[WORK TO COMPLETE] Transcribe the listing that follows in full, omitting pictures.

[SOURCE EXCERPT]
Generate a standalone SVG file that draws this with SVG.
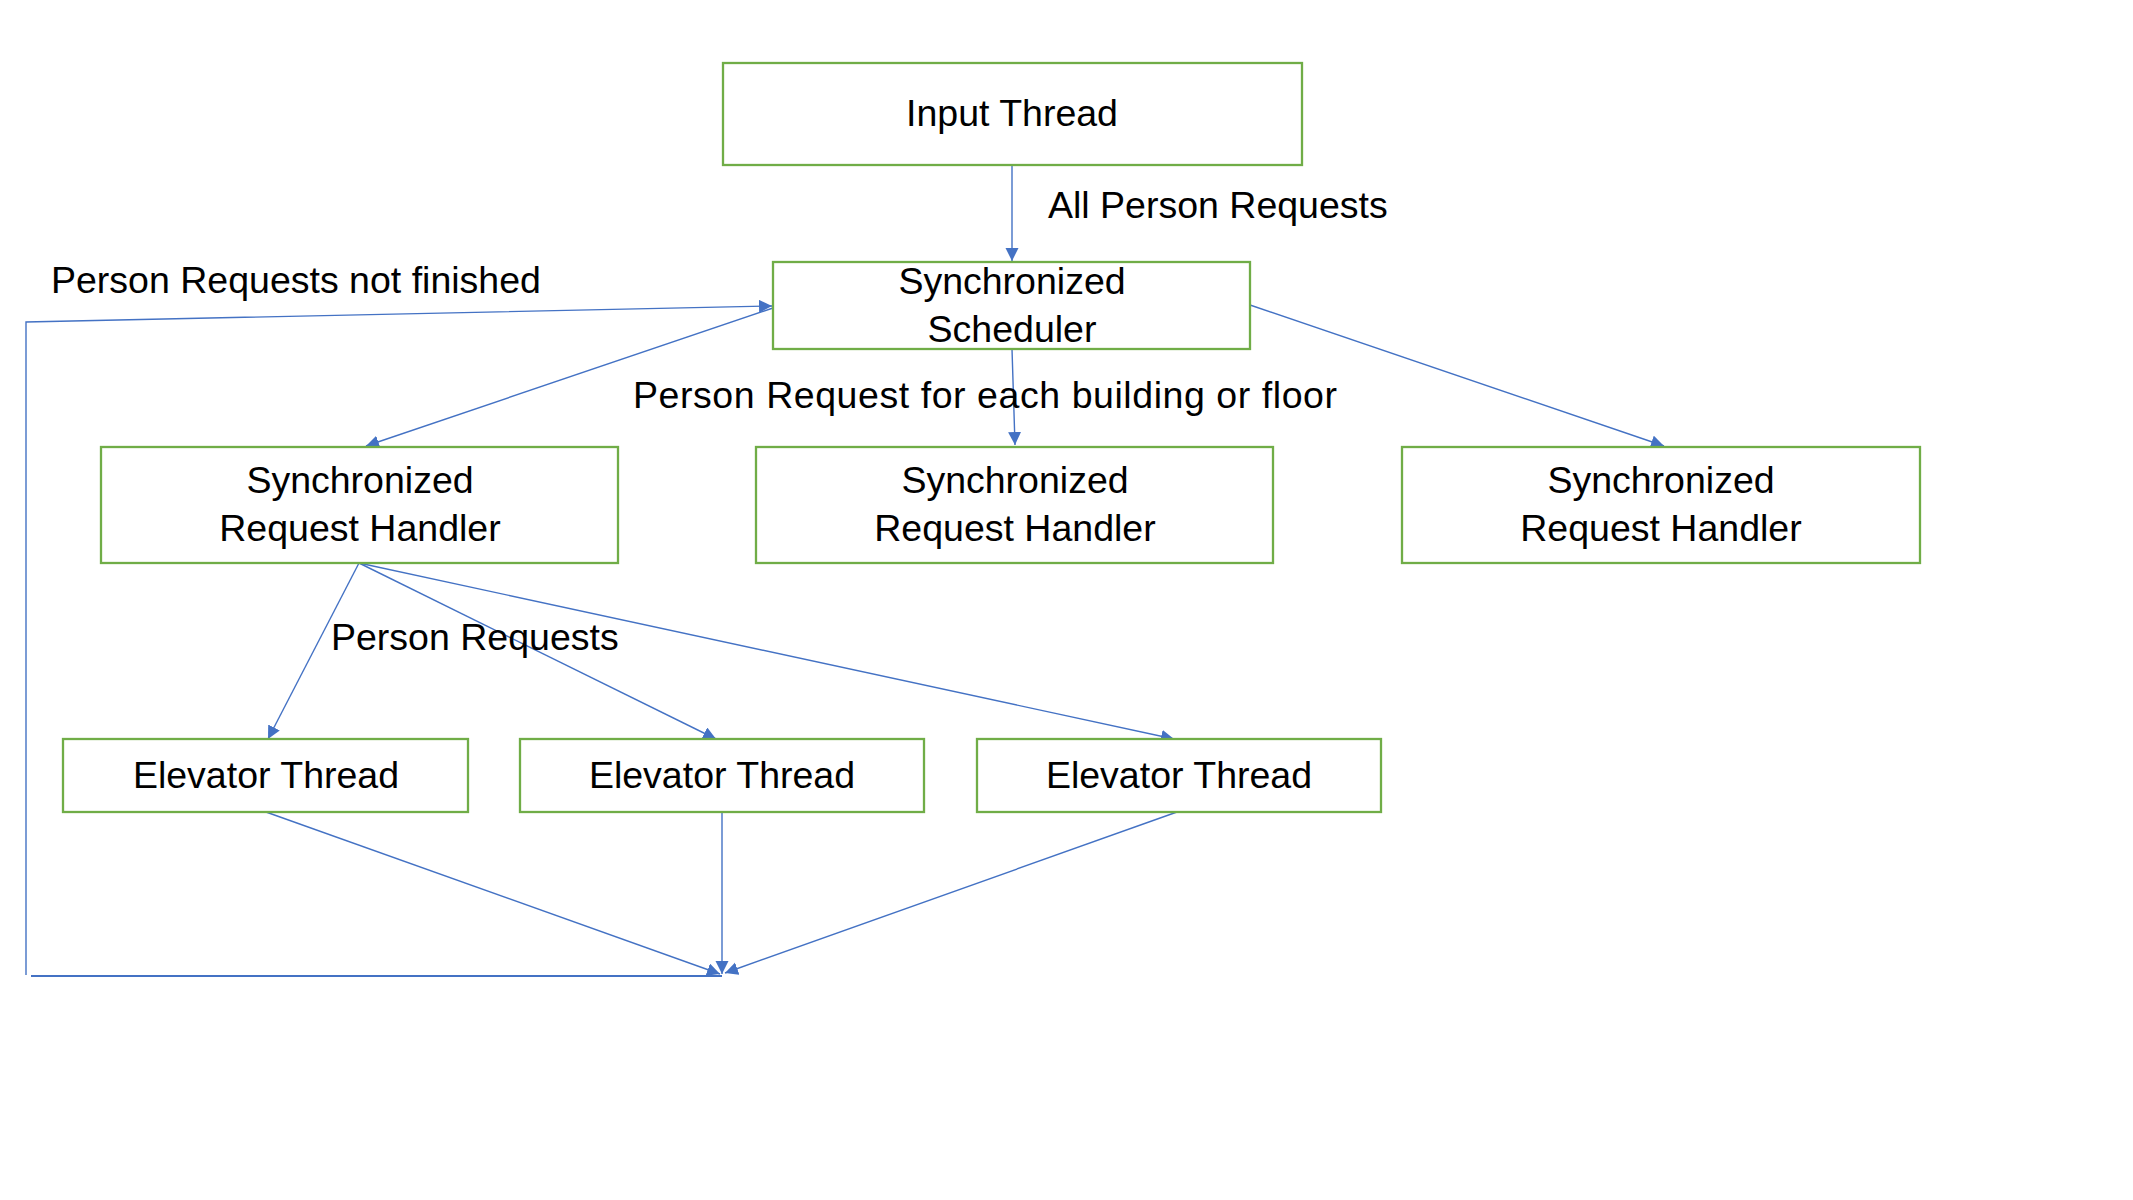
<svg xmlns="http://www.w3.org/2000/svg" width="2133" height="1200" viewBox="0 0 2133 1200">
<style>
.box{fill:#fff;stroke:#70AD47;stroke-width:2.3}
.t{font-family:"Liberation Sans",Arial,sans-serif;font-size:37.5px;fill:#000}
.c{text-anchor:middle}
.ln{fill:none;stroke:#4472C4;stroke-width:1.4}
</style>
<defs>
<marker id="ah" markerUnits="userSpaceOnUse" markerWidth="14" markerHeight="14" refX="13" refY="6.5" orient="auto">
<path d="M0,0 L13,6.5 L0,13 z" fill="#4472C4"/>
</marker>
</defs>
<rect width="2133" height="1200" fill="#fff"/>
<g id="connectors">
<line class="ln" x1="1012" y1="165" x2="1012" y2="261" marker-end="url(#ah)"/>
<polyline class="ln" points="26,975 26,322 772,306" marker-end="url(#ah)"/>
<line x1="31" y1="976" x2="722" y2="976" stroke="#4472C4" stroke-width="2"/>
<line class="ln" x1="773" y1="308" x2="366" y2="446" marker-end="url(#ah)"/>
<line class="ln" x1="1012" y1="349" x2="1015" y2="445" marker-end="url(#ah)"/>
<line class="ln" x1="1250" y1="305" x2="1664" y2="446" marker-end="url(#ah)"/>
<line class="ln" x1="359" y1="563" x2="268" y2="739" marker-end="url(#ah)"/>
<line class="ln" x1="359" y1="563" x2="716" y2="739" marker-end="url(#ah)"/>
<line class="ln" x1="359" y1="563" x2="1174" y2="739" marker-end="url(#ah)"/>
<line class="ln" x1="266" y1="812" x2="720" y2="974" marker-end="url(#ah)"/>
<line class="ln" x1="722" y1="812" x2="722" y2="974" marker-end="url(#ah)"/>
<line class="ln" x1="1177" y1="812" x2="725" y2="973" marker-end="url(#ah)"/>
</g>
<g id="labels">
<text class="t" x="1048" y="218">All Person Requests</text>
<text class="t" x="51" y="293">Person Requests not finished</text>
<text class="t" x="633" y="408" textLength="704">Person Request for each building or floor</text>
<text class="t" x="331" y="650">Person Requests</text>
</g>
<g id="input-thread">
<rect class="box" x="723" y="63" width="579" height="102"/>
<text class="t c" x="1012" y="126">Input Thread</text>
</g>
<g id="scheduler">
<rect class="box" x="773" y="262" width="477" height="87" fill-opacity="0"/>
<text class="t c" x="1012" y="294">Synchronized</text>
<text class="t c" x="1012" y="342">Scheduler</text>
</g>
<g id="handler-1">
<rect class="box" x="101" y="447" width="517" height="116"/>
<text class="t c" x="360" y="493">Synchronized</text>
<text class="t c" x="360" y="541">Request Handler</text>
</g>
<g id="handler-2">
<rect class="box" x="756" y="447" width="517" height="116"/>
<text class="t c" x="1015" y="493">Synchronized</text>
<text class="t c" x="1015" y="541">Request Handler</text>
</g>
<g id="handler-3">
<rect class="box" x="1402" y="447" width="518" height="116"/>
<text class="t c" x="1661" y="493">Synchronized</text>
<text class="t c" x="1661" y="541">Request Handler</text>
</g>
<g id="elevator-1">
<rect class="box" x="63" y="739" width="405" height="73"/>
<text class="t c" x="266" y="788">Elevator Thread</text>
</g>
<g id="elevator-2">
<rect class="box" x="520" y="739" width="404" height="73"/>
<text class="t c" x="722" y="788">Elevator Thread</text>
</g>
<g id="elevator-3">
<rect class="box" x="977" y="739" width="404" height="73"/>
<text class="t c" x="1179" y="788">Elevator Thread</text>
</g>
</svg>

[COMPLETED TASK]
Generate a standalone SVG file that draws this with SVG.
<svg xmlns="http://www.w3.org/2000/svg" width="2133" height="1200" viewBox="0 0 2133 1200">
<style>
.box{fill:#fff;stroke:#70AD47;stroke-width:2.3}
.t{font-family:"Liberation Sans",Arial,sans-serif;font-size:37.5px;fill:#000}
.c{text-anchor:middle}
.ln{fill:none;stroke:#4472C4;stroke-width:1.4}
</style>
<defs>
<marker id="ah" markerUnits="userSpaceOnUse" markerWidth="14" markerHeight="14" refX="13" refY="6.5" orient="auto">
<path d="M0,0 L13,6.5 L0,13 z" fill="#4472C4"/>
</marker>
</defs>
<rect width="2133" height="1200" fill="#fff"/>
<g id="connectors">
<line class="ln" x1="1012" y1="165" x2="1012" y2="261" marker-end="url(#ah)"/>
<polyline class="ln" points="26,975 26,322 772,306" marker-end="url(#ah)"/>
<line x1="31" y1="976" x2="722" y2="976" stroke="#4472C4" stroke-width="2"/>
<line class="ln" x1="773" y1="308" x2="366" y2="446" marker-end="url(#ah)"/>
<line class="ln" x1="1012" y1="349" x2="1015" y2="445" marker-end="url(#ah)"/>
<line class="ln" x1="1250" y1="305" x2="1664" y2="446" marker-end="url(#ah)"/>
<line class="ln" x1="359" y1="563" x2="268" y2="739" marker-end="url(#ah)"/>
<line class="ln" x1="359" y1="563" x2="716" y2="739" marker-end="url(#ah)"/>
<line class="ln" x1="359" y1="563" x2="1174" y2="739" marker-end="url(#ah)"/>
<line class="ln" x1="266" y1="812" x2="720" y2="974" marker-end="url(#ah)"/>
<line class="ln" x1="722" y1="812" x2="722" y2="974" marker-end="url(#ah)"/>
<line class="ln" x1="1177" y1="812" x2="725" y2="973" marker-end="url(#ah)"/>
</g>
<g id="labels">
<text class="t" x="1048" y="218">All Person Requests</text>
<text class="t" x="51" y="293">Person Requests not finished</text>
<text class="t" x="633" y="408" textLength="704">Person Request for each building or floor</text>
<text class="t" x="331" y="650">Person Requests</text>
</g>
<g id="input-thread">
<rect class="box" x="723" y="63" width="579" height="102"/>
<text class="t c" x="1012" y="126">Input Thread</text>
</g>
<g id="scheduler">
<rect class="box" x="773" y="262" width="477" height="87" fill-opacity="0"/>
<text class="t c" x="1012" y="294">Synchronized</text>
<text class="t c" x="1012" y="342">Scheduler</text>
</g>
<g id="handler-1">
<rect class="box" x="101" y="447" width="517" height="116"/>
<text class="t c" x="360" y="493">Synchronized</text>
<text class="t c" x="360" y="541">Request Handler</text>
</g>
<g id="handler-2">
<rect class="box" x="756" y="447" width="517" height="116"/>
<text class="t c" x="1015" y="493">Synchronized</text>
<text class="t c" x="1015" y="541">Request Handler</text>
</g>
<g id="handler-3">
<rect class="box" x="1402" y="447" width="518" height="116"/>
<text class="t c" x="1661" y="493">Synchronized</text>
<text class="t c" x="1661" y="541">Request Handler</text>
</g>
<g id="elevator-1">
<rect class="box" x="63" y="739" width="405" height="73"/>
<text class="t c" x="266" y="788">Elevator Thread</text>
</g>
<g id="elevator-2">
<rect class="box" x="520" y="739" width="404" height="73"/>
<text class="t c" x="722" y="788">Elevator Thread</text>
</g>
<g id="elevator-3">
<rect class="box" x="977" y="739" width="404" height="73"/>
<text class="t c" x="1179" y="788">Elevator Thread</text>
</g>
</svg>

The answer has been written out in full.